[Dataset content]
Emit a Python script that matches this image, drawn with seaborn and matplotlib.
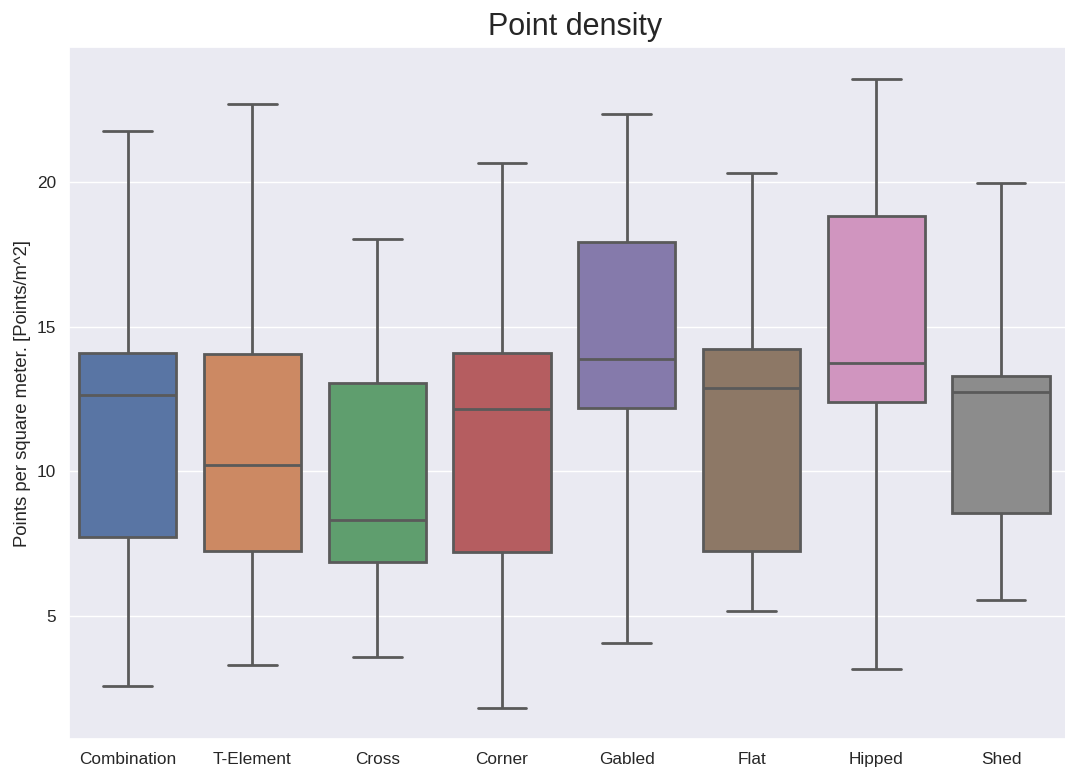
import matplotlib
matplotlib.use("Agg")
import matplotlib.pyplot as plt
import seaborn as sns
import pandas as pd

# Five-number summaries per roof type: min, Q1, median, Q3, max
categories = ["Combination", "T-Element", "Cross", "Corner",
              "Gabled", "Flat", "Hipped", "Shed"]
mins    = [2.56, 3.31, 3.57, 1.82, 4.06, 5.18, 3.15, 5.55]
q1s     = [7.73, 7.24, 6.87, 7.20, 12.20, 7.24, 12.41, 8.57]
medians = [12.64, 10.23, 8.31, 12.14, 13.90, 12.88, 13.76, 12.74]
q3s     = [14.11, 14.06, 13.05, 14.11, 17.94, 14.22, 18.84, 13.31]
maxs    = [21.78, 22.73, 18.05, 20.66, 22.36, 20.34, 23.59, 19.97]

rows = []
for cat, a, b, c, d, e in zip(categories, mins, q1s, medians, q3s, maxs):
    for v in (a, b, c, d, e):
        rows.append({"roof_type": cat, "density": v})
df = pd.DataFrame(rows)

sns.set_theme(style="darkgrid")
plt.rcParams["font.family"] = ["Liberation Sans", "DejaVu Sans"]

fig = plt.figure(figsize=(10.65, 7.69), dpi=100)
ax = fig.add_axes([0.0648, 0.039, 0.9502, 0.8995])

# Whiskers span the full range of each group
sns.boxplot(data=df, x="roof_type", y="density", hue="roof_type",
            order=categories, hue_order=categories, palette="deep",
            legend=False, whis=(0, 100), width=0.78, linewidth=2.0,
            linecolor="#5a5a5a", ax=ax)

ax.set_xlim(-0.47, 7.64)
ax.set_title("Point density", fontsize=22, pad=9)
ax.set_xlabel("")
ax.set_ylabel("Points per square meter. [Points/m^2]", fontsize=13.3)
ax.set_yticks([5, 10, 15, 20])
ax.tick_params(axis="both", labelsize=12.4)

fig.savefig("out.png", dpi=100)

[What you need to do]
Without any pictures, reproduce the lines from the first one in the material through the line that has "import pandas as pd", exactly as they appear.

[Result of the task]
Emit a Python script that matches this image, drawn with seaborn and matplotlib.
import matplotlib
matplotlib.use("Agg")
import matplotlib.pyplot as plt
import seaborn as sns
import pandas as pd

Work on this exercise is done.